Controversial Da Vinci is New York Auction Season Star

What is the only Da Vinci painting on the open market worth? A Russian billionaire believes he was swindled when he bought it for $127.5 million. This week he’ll find out if he was right.

“Salvator Mundi,” a painting of Jesus Christ by the Renaissance polymath Leonardo da Vinci circa 1500, is the star lot in New York’s November art auctions that will see Christie’s and Sotheby’s chase combined art sales of more than $1 billion.

It goes under the hammer at Christie’s on Wednesday evening, something of an incongruous lot in the postwar and contemporary sale, which attracts the biggest spenders in the high-octane world of international billionaire art collectors.

The auction house, which declines to comment on the controversy and identifies the seller only as a European collector, has valued the painting at $100 million.

“Look at the painting, it is an extraordinary work of art,” said Francois de Poortere, head of the old masters department at Christie’s. “That’s what we should focus on.”

But the price will be closely watched — not just as one of fewer than 20 paintings by Da Vinci’s hand accepted to exist, but by its owner Dmitry Rybolovlev, the boss of soccer club AS Monaco who is suing Swiss art dealer Yves Bouvier in that city-state.

Rybolovlev, who spent an eye-watering $2.1 billion on 37 masterpieces purchased through Bouvier over a decade, accuses Bouvier of conning him by hundreds of million dollars by overcharging him on a string of deals, and pocketing the difference.

At the heart of the court battle is “Salvator Mundi,” which has been exhibited at The National Gallery in London.

Bouvier bought the Da Vinci at Sotheby’s for $80 million in 2013. He resold it within days to the Russian tycoon, for $127.5 million, netting a $47.5 million profit.
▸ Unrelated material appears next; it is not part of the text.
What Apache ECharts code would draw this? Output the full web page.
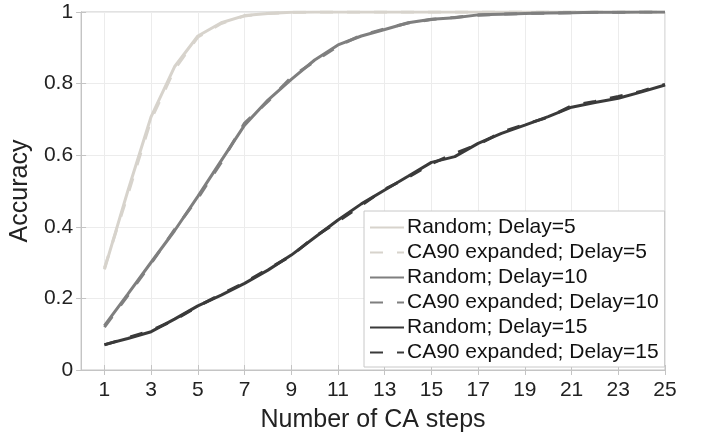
<!DOCTYPE html>
<html>
<head>
<meta charset="utf-8">
<script src="https://cdn.jsdelivr.net/npm/echarts@6/dist/echarts.min.js"></script>
<style>
  html, body { margin: 0; padding: 0; background: #fff; }
  #chart { width: 707px; height: 438px; }
</style>
</head>
<body>
<div id="chart"></div>
<script>
// CA steps 1..25
var steps = [];
for (var i = 1; i <= 25; i++) steps.push(i);
var tickValues = [1, 3, 5, 7, 9, 11, 13, 15, 17, 19, 21, 23, 25];

// accuracy
var random5 = [0.281, 0.500, 0.708, 0.847, 0.933, 0.970, 0.990, 0.996, 0.999, 1, 1, 1, 1, 1, 1, 1, 1, 1, 1, 1, 1, 1, 1, 1, 1];
var ca90_5 = [0.285, 0.490, 0.700, 0.840, 0.930, 0.968, 0.989, 0.996, 0.999, 1, 1, 1, 1, 1, 1, 1, 1, 1, 1, 1, 1, 1, 1, 1, 1];
var random10 = [0.124, 0.212, 0.301, 0.389, 0.485, 0.585, 0.684, 0.754, 0.812, 0.866, 0.908, 0.933, 0.951, 0.970, 0.980, 0.984, 0.992, 0.994, 0.996, 0.997, 0.998, 0.999, 0.999, 1.0, 1.0];
var ca90_10 = [0.120, 0.208, 0.298, 0.392, 0.480, 0.580, 0.690, 0.750, 0.818, 0.862, 0.905, 0.935, 0.953, 0.969, 0.979, 0.985, 0.991, 0.994, 0.996, 0.997, 0.998, 0.999, 0.999, 1.0, 1.0];
var random15 = [0.071, 0.088, 0.107, 0.142, 0.179, 0.209, 0.242, 0.279, 0.321, 0.370, 0.419, 0.464, 0.503, 0.541, 0.580, 0.596, 0.633, 0.661, 0.684, 0.708, 0.734, 0.747, 0.759, 0.777, 0.796];
var ca90_15 = [0.070, 0.090, 0.110, 0.140, 0.178, 0.212, 0.244, 0.282, 0.319, 0.372, 0.415, 0.460, 0.505, 0.538, 0.576, 0.605, 0.630, 0.664, 0.686, 0.706, 0.738, 0.750, 0.764, 0.779, 0.798];

var names = ['Random; Delay=5', 'CA90 expanded; Delay=5', 'Random; Delay=10',
             'CA90 expanded; Delay=10', 'Random; Delay=15', 'CA90 expanded; Delay=15'];
var values = [random5, ca90_5, random10, ca90_10, random15, ca90_15];
var colors = ['#d7d3cc', '#d7d3cc', '#7f7f7f', '#7f7f7f', '#3a3a3a', '#3a3a3a'];

var font = 'Liberation Sans, Helvetica, Arial, sans-serif';
var axisGray = '#c4c4c4';

function pairs(arr) {
    return arr.map(function (v, k) { return [steps[k], v]; });
}

var myChart = echarts.init(document.getElementById('chart'));

var series = values.map(function (arr, k) {
    var dashed = k % 2 === 1;
    return {
        name: names[k],
        type: 'line',
        data: pairs(arr),
        symbol: 'none',
        smooth: false,
        z: 2 + k,
        lineStyle: {
            color: colors[k],
            width: 3,
            type: dashed ? [13, 14] : 'solid'
        },
        itemStyle: { color: colors[k] }
    };
});

var option = {
    animation: false,
    backgroundColor: '#fff',
    color: colors,
    grid: { left: 78, right: 42, top: 12, bottom: 68, show: true, borderColor: axisGray, borderWidth: 1 },
    legend: {
        orient: 'vertical',
        left: 364,
        top: 211,
        itemWidth: 34,
        itemHeight: 14,
        itemGap: 4,
        padding: [6, 6, 4, 5],
        backgroundColor: '#fff',
        borderColor: '#c8c8c8',
        borderWidth: 1,
        borderRadius: 0,
        itemStyle: { opacity: 0 },
        data: names,
        textStyle: { fontFamily: font, fontSize: 21, color: '#111', padding: [0, 0, 0, -2] }
    },
    xAxis: [{
        type: 'value',
        min: 0,
        max: 25,
        name: 'Number of CA steps',
        nameLocation: 'middle',
        nameGap: 38,
        nameTextStyle: { fontFamily: font, fontSize: 25, color: '#222' },
        axisLine: { show: true, lineStyle: { color: axisGray, width: 1 } },
        axisTick: { show: true, inside: true, length: 5, customValues: tickValues, lineStyle: { color: axisGray } },
        axisLabel: { customValues: tickValues, fontFamily: font, fontSize: 21, color: '#222', margin: 10 },
        splitLine: { show: true, customValues: tickValues, lineStyle: { color: '#ececec', width: 1 } }
    }, {
        type: 'value',
        position: 'top',
        min: 0,
        max: 25,
        axisLine: { show: true, lineStyle: { color: axisGray } },
        axisTick: { show: true, inside: true, length: 5, customValues: tickValues, lineStyle: { color: axisGray } },
        axisLabel: { show: false },
        splitLine: { show: false }
    }],
    yAxis: [{
        type: 'value',
        min: 0,
        max: 1,
        interval: 0.2,
        name: 'Accuracy',
        nameLocation: 'middle',
        nameRotate: 90,
        nameGap: 45,
        nameTextStyle: { fontFamily: font, fontSize: 25, color: '#222' },
        axisLine: { show: true, lineStyle: { color: axisGray, width: 1 } },
        axisTick: { show: true, inside: true, length: 5, lineStyle: { color: axisGray } },
        axisLabel: { fontFamily: font, fontSize: 21, color: '#222', margin: 8 },
        splitLine: { show: true, lineStyle: { color: '#ececec', width: 1 } }
    }, {
        type: 'value',
        position: 'right',
        min: 0,
        max: 1,
        interval: 0.2,
        axisLine: { show: true, lineStyle: { color: axisGray } },
        axisTick: { show: true, inside: true, length: 5, lineStyle: { color: axisGray } },
        axisLabel: { show: false },
        splitLine: { show: false }
    }],
    series: series
};
myChart.setOption(option);
</script>
</body>
</html>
Bouvier denies any wrongdoing.

The painting’s rarity is difficult to overstate. For years it was presumed to have been destroyed.

Long believed to have been a copy, before eventually being certified as authentic, it fetched a mere 45 pounds ($60 in today’s money) in 1958 before disappearing again for decades. It emerged only in 2005 when it was purchased from a US estate.

All other known paintings by Da Vinci are held in museum or institutional collections.

“For auction specialists, this is pretty much the Holy Grail,” Loic Gouzer, co-chairman of Christie’s Americas postwar and contemporary art department, has said. “It doesn’t really get better than that.”

 A Ferrari on the block

Christie’s has sought to emphasize Da Vinci’s inestimable contribution to art history by hanging “Salvator Mundi” next to Andy Warhol’s “Sixty Last Suppers” — which depicts Da Vinci’s “The Last Supper” 60 times over, also on sale with a $50 million estimate.

Pablo Picasso holds the world record for the most expensive piece of art ever sold at auction. His “The Women of Algiers (Version O)” fetched $179.4 million at Christie’s in New York in 2015.

Other highlights being offered by the auction house are “Contraste de formes,” a 1913 Fernand Leger valued at $65 million and “Laboureur dans un champ” by Van Gogh, painted from the window of a French asylum in 1889 and valued at $50 million.

Sotheby’s, whose May sales languished behind Christie’s, says it has more than 60 works making their auction debuts this week.

Chief among them is Francis Bacon’s “Three Studies of George Dyer,” valued at $35-45 million, and which it says is appearing in public for the first time in 50 years. Bacon painted the work in 1966 during his passionate relationship with Dyer.

Two other such triptychs are in museums, while an additional two have been offered at auction in recent years.

Sotheby’s other star lot is a 1972 Warhol “Mao,” exhibited in Berlin, Turin and Paris, and now back in public view for the first time since 1974. It has been given an estimate of $30-40 million.

Each of the other 10 “Mao” paintings of the same size are in prestigious public and private collections, including the Andy Warhol Museum in Pittsburgh. Sotheby’s calls it one of the most iconic images of the 20th century.

And for the first time, the house has added a rare automobile to an art auction, offering Michael Schumacher’s Grand Prix-Winning Ferrari for upwards of $4 million on Thursday. But is it a work of art?

“No, it’s not,” said Gregoire Billault, senior Sotheby’s vice president, of the sleek, low-slung, fire-engine red vehicle. “But it’s… the very best racing car ever sold at an auction.”